Tips for soft pastel chalk painting
The term is derived from the Italian word 'pasta' (= paste). Pastels are made up of pigments, binding agents - e.g. tragacanth gum - and sometimes fillers like chalk and talc which make the pastel chalks smooth and soft. Soft pastel chalks are also ideal for all kinds of mixed techniques.
They can be applied on top of gouache, watercolour, not too thickly applied acrylic and even oil paints and can be used in combination with, e.g., charcoal and ink too. They can also be washed with a moist brush, similar to watercolouring.

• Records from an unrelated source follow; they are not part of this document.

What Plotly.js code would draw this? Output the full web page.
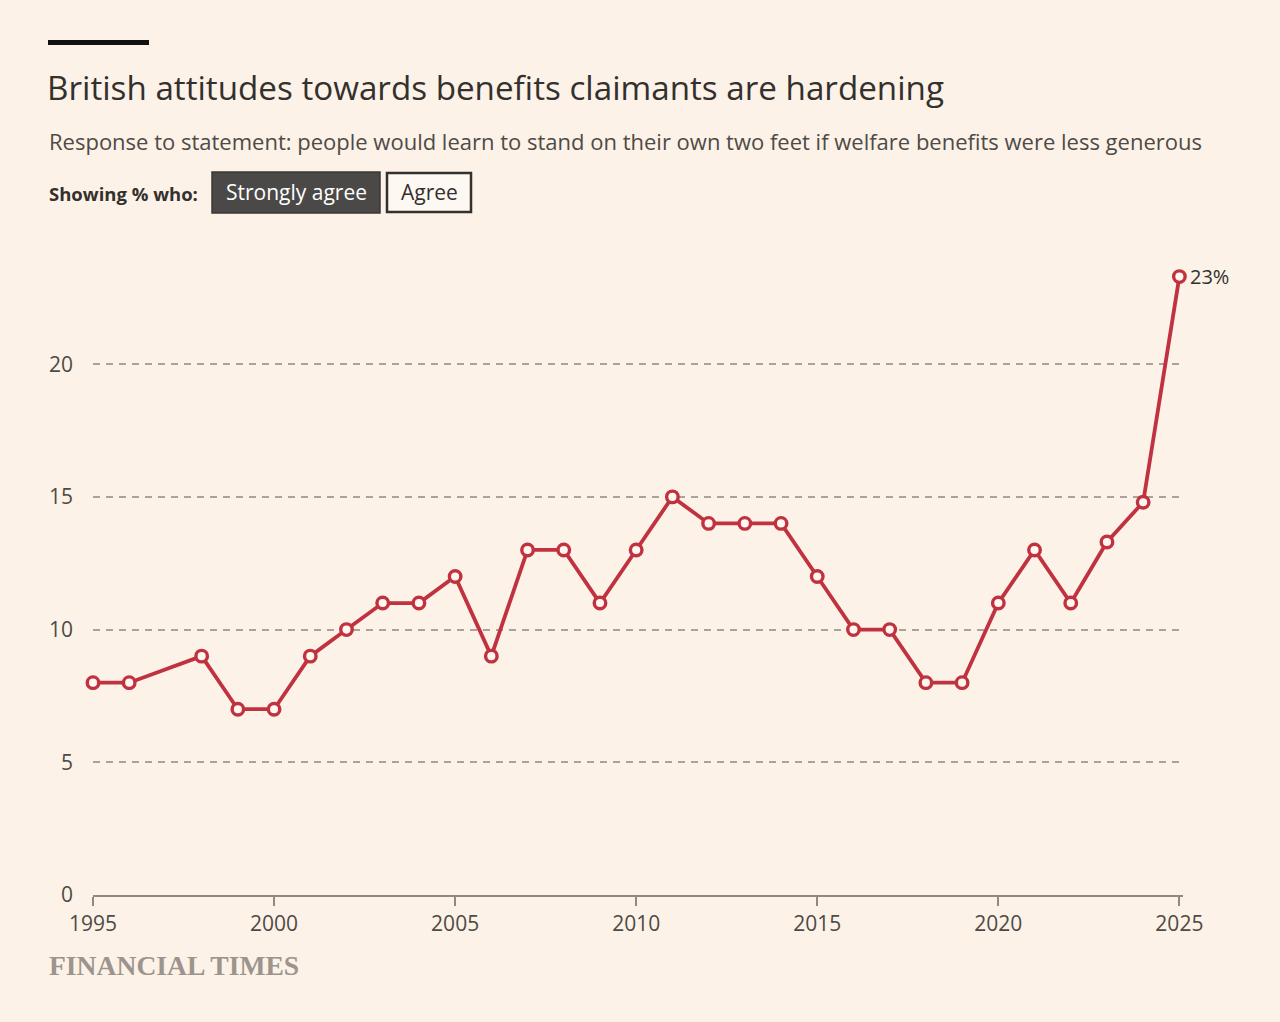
<!DOCTYPE html>
<html>
<head>
<meta charset="utf-8">
<script src="https://cdn.plot.ly/plotly-3.0.1.min.js"></script>
<style>
  html, body { margin: 0; padding: 0; background: #fcf2e7; }
  #chart { width: 1280px; height: 1022px; }
</style>
</head>
<body>
<div id="chart"></div>
<script>
// ---- Data ----
const years = [1995, 1996, 1998, 1999, 2000, 2001, 2002, 2003, 2004, 2005,
               2006, 2007, 2008, 2009, 2010, 2011, 2012, 2013, 2014, 2015,
               2016, 2017, 2018, 2019, 2020, 2021, 2022, 2023, 2024, 2025];
const stronglyAgree = [8, 8, 9, 7, 7, 9, 10, 11, 11, 12,
                       9, 13, 13, 11, 13, 15, 14, 14, 14, 12,
                       10, 10, 8, 8, 11, 13, 11, 13.3, 14.8, 23.3];
const yTickValues = [0, 5, 10, 15, 20];
const xTickValues = [1995, 2000, 2005, 2010, 2015, 2020, 2025];
const lastLabel = '23%';

// ---- Layout helpers ----
const W = 1280, H = 1022;
const M = { l: 93, r: 97, t: 258, b: 127 };
const PW = W - M.l - M.r, PH = H - M.t - M.b;
const px = X => (X - M.l) / PW;          // pixel x -> paper x
const py = Y => (H - M.b - Y) / PH;      // pixel y -> paper y

const red = '#c0323f';
const ink = '#33302e';
const bg = '#fcf2e7';
const sans = '"Open Sans", Lato, sans-serif';

const trace = {
  x: years,
  y: stronglyAgree,
  type: 'scatter',
  mode: 'lines+markers',
  line: { color: red, width: 3.8 },
  marker: { symbol: 'circle', size: 11.5, color: '#fff7f0', line: { color: red, width: 3.4 } },
  hoverinfo: 'x+y',
  cliponaxis: false
};

const layout = {
  width: W, height: H,
  paper_bgcolor: bg, plot_bgcolor: bg,
  margin: M,
  showlegend: false,
  font: { family: sans, color: ink },
  title: {
    text: 'British attitudes towards benefits claimants are hardening',
    font: { family: sans, size: 33.2, color: ink },
    xref: 'container', yref: 'container',
    x: 47 / W, xanchor: 'left',
    y: 1 - 88 / H, yanchor: 'middle'
  },
  xaxis: {
    range: [1995, 2025.1],
    tickvals: xTickValues,
    ticktext: xTickValues.map(String),
    showgrid: false, zeroline: false,
    showline: true, linecolor: '#8f8983', linewidth: 2,
    ticks: 'outside', ticklen: 9, tickwidth: 2, tickcolor: '#8f8983',
    tickfont: { family: sans, size: 21, color: '#4f4a46' },
    fixedrange: true
  },
  yaxis: {
    range: [0, 24],
    tickvals: yTickValues,
    ticktext: yTickValues.map(String),
    showgrid: true, gridcolor: '#aaa39c', gridwidth: 1.5, griddash: '7px,6px',
    zeroline: false, showline: false,
    ticks: '', ticklabelstandoff: 19,
    tickfont: { family: sans, size: 21, color: '#4f4a46' },
    fixedrange: true
  },
  shapes: [
    { type: 'rect', xref: 'paper', yref: 'paper',
      x0: px(48), x1: px(149), y0: py(45), y1: py(40),
      fillcolor: '#111', line: { width: 0 } },
    { type: 'rect', xref: 'paper', yref: 'paper',
      x0: px(212), x1: px(380), y0: py(213), y1: py(172),
      fillcolor: '#4b4947', line: { color: '#3a3836', width: 1.5 } },
    { type: 'rect', xref: 'paper', yref: 'paper',
      x0: px(387), x1: px(471), y0: py(212), y1: py(173),
      fillcolor: '#fef8f2', line: { color: ink, width: 2.5 } }
  ],
  annotations: [
    { xref: 'paper', yref: 'paper', x: px(47), y: py(141),
      xanchor: 'left', yanchor: 'middle', showarrow: false,
      text: 'Response to statement: people would learn to stand on their own two feet if welfare benefits were less generous',
      font: { size: 22, color: '#4f4a46' } },
    { xref: 'paper', yref: 'paper', x: px(47), y: py(193),
      xanchor: 'left', yanchor: 'middle', showarrow: false,
      text: '<b>Showing % who:</b>',
      font: { size: 18.5, color: ink } },
    { xref: 'paper', yref: 'paper', x: px(296), y: py(192),
      xanchor: 'center', yanchor: 'middle', showarrow: false,
      text: 'Strongly agree',
      font: { size: 21, color: '#ffffff' } },
    { xref: 'paper', yref: 'paper', x: px(429), y: py(192),
      xanchor: 'center', yanchor: 'middle', showarrow: false,
      text: 'Agree',
      font: { size: 21, color: ink } },
    { xref: 'x', yref: 'y', x: years[years.length - 1], y: stronglyAgree[stronglyAgree.length - 1],
      xanchor: 'left', yanchor: 'middle', xshift: 9, showarrow: false,
      text: lastLabel,
      font: { size: 20, color: ink } },
    { xref: 'paper', yref: 'paper', x: px(47), y: py(965),
      xanchor: 'left', yanchor: 'middle', showarrow: false,
      text: '<b>FINANCIAL TIMES</b>',
      font: { family: '"Liberation Serif", "DejaVu Serif", serif', size: 27.6, color: '#9d958d' } }
  ]
};

Plotly.newPlot('chart', [trace], layout, { displayModeBar: false });
</script>
</body>
</html>
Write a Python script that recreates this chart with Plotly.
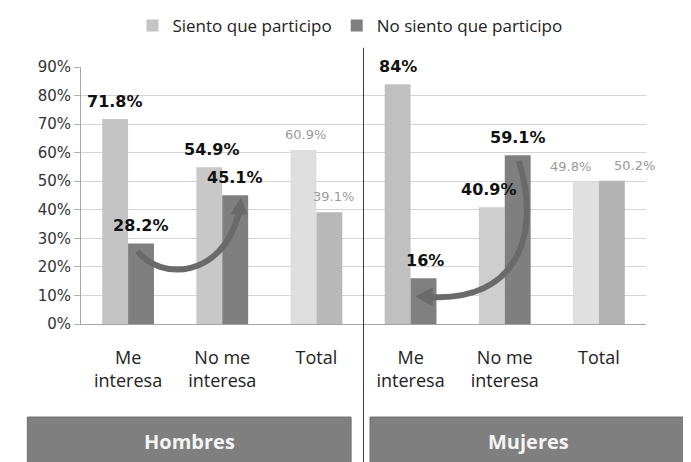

Painting surface for pastel chalk painting:
Rough paper is most suitable for use with soft pastel chalks. There are many different special pastel papers available, e.g. Ingres, velour paper, Sansfix, pastel card etc. Pastel chalk looks particularly impressive when used on coloured paper, as the surface can then actually be incorporated in the picture.
Storage and framing:
When the work is completed, it is essential that it is fixed. A sheet of tissue or tracing paper may also be used to protect the finished picture. Even pastel artwork that has been properly fixed remains sensitive and, ideally, should be mounted and framed under glass straight away. Anyone not wishing to have a mount should nevertheless make sure that there is a spacer between the glass and the picture in order to avoid condensation stains.
Useful accessories for soft pastel chalks:
Fixative (available e.g. as a spray), paper stomps or, alternatively, cotton buds, wet wipes for cleaning hands and tools every now and then while working, kneadable eraser for the removal or lightening of colours (STAEDTLER art. no. 5427), rice - dirty soft pastel chalks can be cleaned quickly by placing them in a plastic tub with grains of rice -, a cover for the floor underneath the workplace as soft pastel chalks always create dust, protective clothing for the same reason.
Draw a motif and then smudge using your hand, a paper stomp or cloth.
Blend by overlaying individual colours from light to dark.
- Remove an already applied colour using e.g. a cotton bud or kneadable eraser.
- Then, after fixing, add a new layer of highlights and fix again.
Use the broad side of the chalk to cover a large area.